Notably, the DOJ’s efforts to curb this so-called discrimination also loops in a racial minority: Asian Americans. Shedding light on a 2015 complaint against Harvard University about race-based rejection voiced by a large coalition of Asian Americans, the DOJ now has a new, more diverse face for its agenda — one that points as if to say, “Look, this investigation is about everyone.” But the idea that some Asian American students may be denied admission to a university for no other reason than their race is, in the grand scope of the 2016 election and the first months of Donald Trump’s presidency, clearly not a priority for this administration. Any pretense otherwise is an affront to the vast and multicultural American student body.

Of course, Asian Americans experience significant privileges unique to their race. But they are excluded from Trump’s narrative of perceived white oppression, and the DOJ’s motivation is exactly that — not some spontaneous call to action for ubiquitous social justice. It’s a tactic as transparent as it is manipulative: It’s one of the most American pursuits to fight for equal opportunity and education for all. But to support Asian American students in their academic endeavors is fundamentally different from tearing down a system that has tried to leverage equal footing in education for minority students across the nation for decades.

“Colorblindness” is a game only the privileged can play: Young black boys who misbehave in the same way their white peers do face graver disciplinary actions in their schools as children. They grow up to be statistically far more likely to be singled out by police. It’s impossible for them to ignore the color of their skin. Similarly, Asian-American students who suffer from anxiety and other mental health disorders at higher than average rates, largely as a result of being held to standards dictated by the “model minority” stereotype can’t be “colorblind” either. And ultimately, the same could be said for every group except white people.

At the heart of opposition to affirmative action is a sense of frustration toward universities for refusing to overlook the past — a past in which people bought and sold other human beings because of the color of their skin, a past strained with segregation, lynchings and systemic, race-based denial of meaningful opportunity. Institutions of higher learning will not ignore a present colored with targeted police brutality and intergenerational poverty. In this very real past and present, white students are not the victims but the beneficiaries of inequality. Through generations of enjoying implicit and, at times overt, advantages, the pursuit of equity has become misinterpreted by white affirmative action opponents as oppression.

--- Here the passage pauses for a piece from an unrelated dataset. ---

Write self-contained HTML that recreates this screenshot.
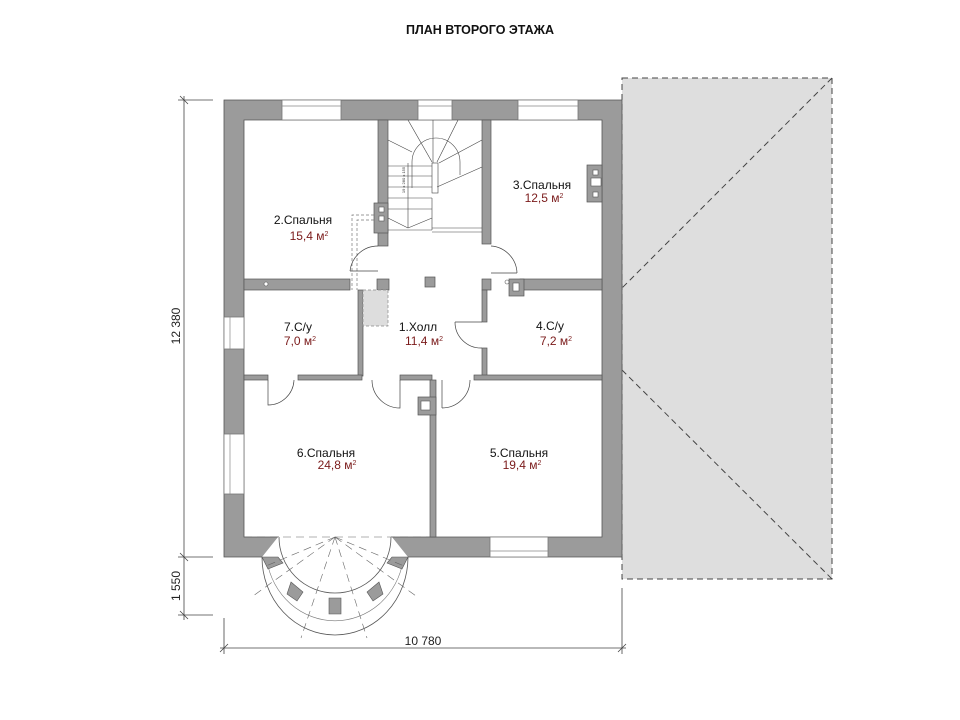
<!DOCTYPE html>
<html><head><meta charset="utf-8"><style>
html,body{margin:0;padding:0;background:#fff;}
svg{display:block;font-family:"Liberation Sans",sans-serif;}
</style></head><body>
<svg width="960" height="720" viewBox="0 0 960 720" xmlns="http://www.w3.org/2000/svg">
<text x="480" y="34" text-anchor="middle" font-size="12.5" font-weight="bold" fill="#111">ПЛАН ВТОРОГО ЭТАЖА</text>

<!-- roof -->
<rect x="622" y="78" width="210" height="501" fill="#dedede" stroke="#444" stroke-width="1" stroke-dasharray="6,4"/>
<line x1="832" y1="78" x2="622" y2="288" stroke="#444" stroke-dasharray="6,4"/>
<line x1="622" y1="370" x2="832" y2="579" stroke="#444" stroke-dasharray="6,4"/>

<!-- outer walls -->
<g fill="#9b9b9b" stroke="#555" stroke-width="0.8">
<path d="M224,100 H622 V557 H224 Z M244,120 V537 H602 V120 Z" fill-rule="evenodd"/>
</g>
<!-- bay outer wall -->
<path d="M262,557 A73,78 0 0 0 408,557 L392,537 A57,57 0 0 1 278,537 Z" fill="#fff" stroke="none"/>
<path d="M279,537 L279,556 M391,537 L391,556" stroke="#fff" stroke-width="2"/>
<!-- window openings (white) -->
<g fill="#fff" stroke="#777" stroke-width="0.8">
<rect x="282" y="100" width="59" height="20"/>
<rect x="418" y="100" width="34" height="20"/>
<rect x="518" y="100" width="60" height="20"/>
<rect x="224" y="317" width="20" height="32"/>
<rect x="224" y="434" width="20" height="60"/>
<rect x="490" y="537" width="58" height="20"/>
</g>
<rect x="279" y="536" width="112" height="22" fill="#fff"/>
<g stroke="#888" stroke-width="0.7">
<line x1="282" y1="106" x2="341" y2="106"/><line x1="418" y1="106" x2="452" y2="106"/><line x1="518" y1="106" x2="578" y2="106"/>
<line x1="230" y1="317" x2="230" y2="349"/><line x1="230" y1="434" x2="230" y2="494"/>
<line x1="490" y1="551" x2="548" y2="551"/>
</g>

<!-- interior walls -->
<g fill="#9b9b9b" stroke="#555" stroke-width="0.7">
<rect x="378" y="120" width="10" height="126"/>
<rect x="482" y="120" width="9" height="124"/>
<rect x="244" y="279" width="106" height="11"/>
<rect x="377" y="279" width="12" height="11"/>
<rect x="482" y="279" width="9" height="11"/>
<rect x="520" y="279" width="82" height="11"/>
<rect x="358" y="290" width="5" height="86"/>
<rect x="482" y="290" width="5" height="32"/>
<rect x="482" y="348" width="5" height="28"/>
<rect x="244" y="375" width="24" height="5"/>
<rect x="298" y="375" width="64" height="5"/>
<rect x="400" y="375" width="32" height="5"/>
<rect x="474" y="375" width="128" height="5"/>
<rect x="430" y="380" width="6" height="157"/>
<rect x="418" y="397" width="18" height="18"/>
<rect x="374" y="203" width="14" height="30"/>
<rect x="587" y="165" width="15" height="37"/>
<rect x="509" y="279" width="15" height="17"/>
<rect x="425" y="277" width="10" height="10"/>
</g>
<g fill="#fff" stroke="#555" stroke-width="0.6">
<rect x="421" y="401" width="9" height="9"/>
<rect x="379" y="207" width="5" height="5"/><rect x="379" y="216" width="5" height="5"/>
<rect x="593" y="170" width="5" height="5"/><rect x="591" y="178" width="10" height="8"/><rect x="593" y="192" width="5" height="5"/>
<rect x="513" y="283" width="6" height="8"/>
<circle cx="266" cy="284" r="2"/><circle cx="507" cy="282" r="2"/>
</g>

<!-- stairs -->
<g stroke="#444" stroke-width="0.6" fill="none">
<line x1="388" y1="140" x2="412" y2="152"/>
<line x1="408" y1="120" x2="432" y2="162"/>
<line x1="433" y1="120" x2="433" y2="163"/>
<line x1="458" y1="120" x2="437" y2="162"/>
<line x1="482" y1="140" x2="439" y2="163"/>
<path d="M412,188 V162 A24,24 0 0 1 460,162 V175"/>
<rect x="432" y="163" width="6" height="30"/>
<line x1="437" y1="187" x2="482" y2="167"/>
<line x1="388" y1="166" x2="432" y2="166"/>
<line x1="388" y1="176" x2="432" y2="176"/>
<line x1="388" y1="187" x2="432" y2="187"/>
<line x1="388" y1="198" x2="432" y2="198"/>
<line x1="388" y1="209" x2="432" y2="209"/>
<line x1="388" y1="218" x2="408" y2="228"/>
<line x1="432" y1="218" x2="408" y2="228"/>
<line x1="408" y1="163" x2="408" y2="228"/>
<line x1="432" y1="198" x2="432" y2="230"/>
<line x1="388" y1="230" x2="432" y2="230"/>
<line x1="432" y1="228" x2="482" y2="228"/>
<line x1="432" y1="232" x2="482" y2="232"/>
</g>
<text x="405" y="180" font-size="4" fill="#333" transform="rotate(-90 405 180)" text-anchor="middle">19 х 280 х 155</text>

<!-- dashed shafts -->
<g stroke="#777" stroke-width="0.7" fill="none" stroke-dasharray="3,2">
<path d="M374,215 H352 V290 M374,220 H357 V290"/>
</g>
<rect x="363" y="290" width="25" height="36" fill="#ddd" stroke="#888" stroke-width="0.7" stroke-dasharray="3,2"/>

<!-- doors -->
<g stroke="#444" stroke-width="0.7" fill="none">
<path d="M350,271 A28,28 0 0 1 378,246"/><line x1="350" y1="271" x2="378" y2="271"/>
<path d="M491,246 A28,28 0 0 1 517,273"/><line x1="491" y1="273" x2="517" y2="273"/>
<path d="M455,322 A26,26 0 0 0 482,348"/><line x1="455" y1="322" x2="482" y2="322"/>
<path d="M268,380 V405 A26,26 0 0 0 294,380"/>
<path d="M372,380 A28,28 0 0 0 400,408 V380"/>
<path d="M442,408 V380 M442,408 A28,28 0 0 0 470,380"/>
</g>

<!-- bay -->
<path d="M262,557 A73,78 0 0 0 408,557" fill="none" stroke="#555" stroke-width="0.8"/>
<path d="M267,561 A69,72 0 0 0 403,561" fill="none" stroke="#777" stroke-width="0.6"/>
<path d="M279,537 A56,56 0 0 0 391,537" fill="none" stroke="#555" stroke-width="0.8"/>
<g fill="#9b9b9b" stroke="#555" stroke-width="0.6">
<path d="M262,557 L278,557 L283,563 L268,569 Z"/>
<path d="M408,557 L392,557 L387,563 L402,569 Z"/>
<path d="M291,582 L303,592 L297,601 L287,594 Z"/>
<path d="M379,582 L367,592 L373,601 L383,594 Z"/>
<path d="M329,598 L341,598 L341,614 L329,614 Z"/>
</g>
<g stroke="#666" stroke-width="0.6" stroke-dasharray="8,5" fill="none">
<line x1="244" y1="537" x2="430" y2="537"/>
<line x1="335" y1="537" x2="253" y2="596"/>
<line x1="335" y1="537" x2="301" y2="638"/>
<line x1="335" y1="537" x2="367" y2="638"/>
<line x1="335" y1="537" x2="416" y2="596"/>
<line x1="335" y1="537" x2="266" y2="566"/>
<line x1="335" y1="537" x2="404" y2="566"/>
</g>

<!-- labels -->
<g font-size="12" fill="#111" text-anchor="middle">
<text x="303" y="224">2.Спальня</text>
<text x="542" y="189">3.Спальня</text>
<text x="298" y="331">7.С/у</text>
<text x="418" y="331">1.Холл</text>
<text x="550" y="330">4.С/у</text>
<text x="326" y="457">6.Спальня</text>
<text x="519" y="457">5.Спальня</text>
</g>
<g font-size="12" fill="#7a1a1a" text-anchor="middle">
<text x="309" y="240">15,4 м<tspan font-size="7" dy="-4">2</tspan></text>
<text x="544" y="202">12,5 м<tspan font-size="7" dy="-4">2</tspan></text>
<text x="300" y="345">7,0 м<tspan font-size="7" dy="-4">2</tspan></text>
<text x="424" y="345">11,4 м<tspan font-size="7" dy="-4">2</tspan></text>
<text x="556" y="345">7,2 м<tspan font-size="7" dy="-4">2</tspan></text>
<text x="337" y="469">24,8 м<tspan font-size="7" dy="-4">2</tspan></text>
<text x="522" y="469">19,4 м<tspan font-size="7" dy="-4">2</tspan></text>
</g>

<!-- dimensions -->
<g stroke="#444" stroke-width="0.8" fill="none">
<line x1="184" y1="96" x2="184" y2="620"/>
<line x1="178" y1="100" x2="213" y2="100"/>
<line x1="178" y1="557" x2="213" y2="557"/>
<line x1="178" y1="615" x2="213" y2="615"/>
<line x1="180" y1="96" x2="188" y2="104"/><line x1="180" y1="553" x2="188" y2="561"/><line x1="180" y1="611" x2="188" y2="619"/>
<line x1="220" y1="648" x2="626" y2="648"/>
<line x1="224" y1="618" x2="224" y2="654"/>
<line x1="622" y1="588" x2="622" y2="654"/>
<line x1="220" y1="652" x2="228" y2="644"/><line x1="618" y1="652" x2="626" y2="644"/>
</g>
<g font-size="12" fill="#222" text-anchor="middle">
<text x="184" y="330" transform="rotate(-90 180 330)">12 380</text>
<text x="184" y="590" transform="rotate(-90 180 590)">1 550</text>
<text x="423" y="645">10 780</text>
</g>
</svg>
</body></html>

At the end of the day, as for white people being denied opportunity for being white, Jeff Sessions need not look further than President Donald Trump’s cabinet — stocked with more white males than that of any other U.S. president since Ronald Reagan — for some stark evidence to the contrary.

For its own part, USC has vocally supported affirmative action for years, and boasts an impressively diverse student body. The University has its work cut out for it in terms of meeting the unique needs of this student body, but at the very least its admissions panel is able to recognize that white students are not victims of discrimination.

7 replies
  1. Ras5555
    Ras5555 says:

    The authors of this article seem to fall into the same ignorant racist thinking that many liberals do when they broadly associate white people with money and privilege. There are so many poor white people who are tired of hearing they are born with privilege because of the color of their skin. Meanwhile they are scrapping by at similar poverty levels as any other group of people with more pigment in their skin. It is this ignorant broadbrushing of people base on skin color that got us elected a buffoon with cotton candy hair as POTUS. Poor to mid-income people constantly being told they are privileged because they are white thought they might as well elect someone who was not mindlessly chanting this liberal mantra. Keep it up people – you are just giving Trump a 2nd term.

    • b juardo
      b juardo says:

      Because they’re afraid that if they don’t fit in on the SJW bandwagon, that they’ll be ostracized. They got a herd mentality.

  2. BostonTW
    BostonTW says:

    The author needs to understand USC never has had to rely upon AA to build its student body. Given USC’s location in a traditionally diverse state, thousands of highly-qualified, underrepresented minorities have applied to and attended USC throughout the past several decades. In fact, USC traditionally has attracted many underrepresented minorities with top scores, including those who were accepted to Ivy League-calibre schools. The article might have more applicability to state-run schools, but throughout its history, AA has not been an issue at USC.

  3. Man with Axe
    Man with Axe says:

    Your fundamental error is to believe that persons should be treated as members of a racial group instead of as individuals. If doing so is a valid approach, why would you complain about “young black boys who misbehave in the same way their white peers do face graver disciplinary actions in their schools as children?” I taught in a middle school in which every student was black. The difference in behavior was light years away from what I experienced teaching in a mostly white school. If treating people as members of groups is valid, why not treat the group that on average misbehaves the most with the most severe consequences?

    You seem to think that affirmative action is good for black students. It is not. They fail to graduate in numbers much greater than students who entered school without a preference. The ones who fail still have student debt but no degree. Why not insist that they go to schools for which they are academically and socially prepared? Perhaps they would not arrive only to find themselves inadequate, leading to a sense of being under attack.

    If you want real diversity, try admitting students who think differently from the progressive pack.

  4. Sheng Long
    Sheng Long says:

    UCLA does not practice affirmative action and their undergraduate class is 26% white.

    USC does practice affirmative action and is 33% white.

    But remember kids eliminating affirmative action is all about helping whites and bringing up any other group is a distraction.

    • b juardo
      b juardo says:

      Ucla practices affirmative action. It’s a loophole called “holistic admissions.” USC does not use AA. Cheng and Cheung don’t know what they’re talking about.

  5. bethie07
    bethie07 says:

    I acknowledge that affirmative action is well-intentioned in that it seeks to overcome present and historic inequalities. But I have to ask, why did nobody predict that whites would come to feel resentment? It appears that Dr. King himself is the only person who actually thought this through to its logical conclusion. It is all well and good that educators can pat themselves on the back because they are promoting the disadvantaged. But what is a well-qualified white applicant supposed to think when he is told he will receive less consideration because of the color of his skin? Did you expect everyone to just smile and nod? How did you think they would feel?